Later, Mr. Geier said he was "surprised" to learn that Donny persuaded his successor at Interpublic, John Dooner, to make an upward adjustment in his take. "The board allowed it, though why they did I'll never understand. Donny would never have gotten it out of me."

The Deutsch deal paid back Interpublic's investment in less than the five years projected, "and Donny has moved on to a lucrative showbiz career," Mr. Geier observed.

Frank Lowe figures in one of the biggest and costliest debacles in Interpublic history. Mr. Lowe had pitched the agency holding company on buying soccer club Manchester United, and he later suggested that its Octagon Sports unit buy Brands Hatch, its race tracks and the potential to own Formula One rights in the U.K.

As it turned out, the past revenue, profits and forecasts were all inaccurate, and Interpublic's auditing firm, Price Waterhouse, didn't catch the bad numbers. "After the deal was signed, two key people from Brands Hatch left because Interpublic didn't know they hadn't signed employment contracts."

"It was a mess that could have been avoided by a more responsive due-diligence process," Mr. Geier said. The mess resulted in an Interpublic write-off of as much as $500 million.

In 2002, Interpublic agreed to pay a $12 million fine to settle SEC charges of overbooking revenue between 1997 and 2002. Mr. Geier says Price Waterhouse should take most of the blame. "It's ironic that Price Waterhouse was the firm responsible for auditing the accounts both before and after the investigation began. Having failed to alert Interpublic's management to unresolved accounting issues in 1998 and 1999, Price Waterhouse profited handsomely over several ensuing years as the firm 'solved' the problems they themselves helped create."

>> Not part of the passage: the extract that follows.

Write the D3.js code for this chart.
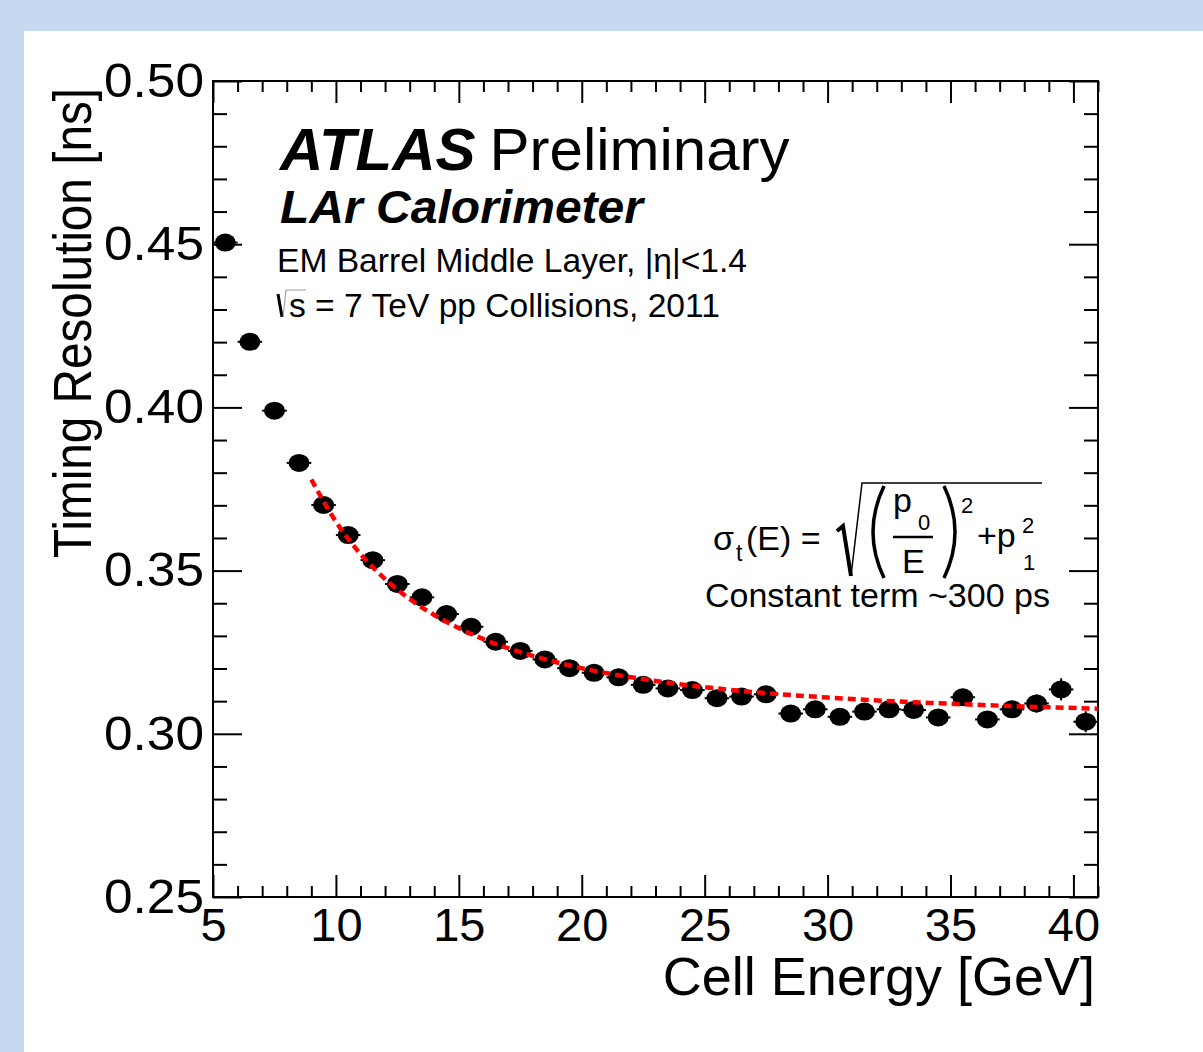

Mr. Geier also faults Interpublic's HR department for not putting the right people in key positions. He said for four years after he retired, "even as CEOs and CFOs came and went," Interpublic's HR department "made a string of bad calls."

Mr. Geier gives the current CEO Michael Roth credit for "righting the Interpublic ship," but adds that "the unprecedented financial storm of 2008" presents enormous challenges for the now fourth-place agency holding company.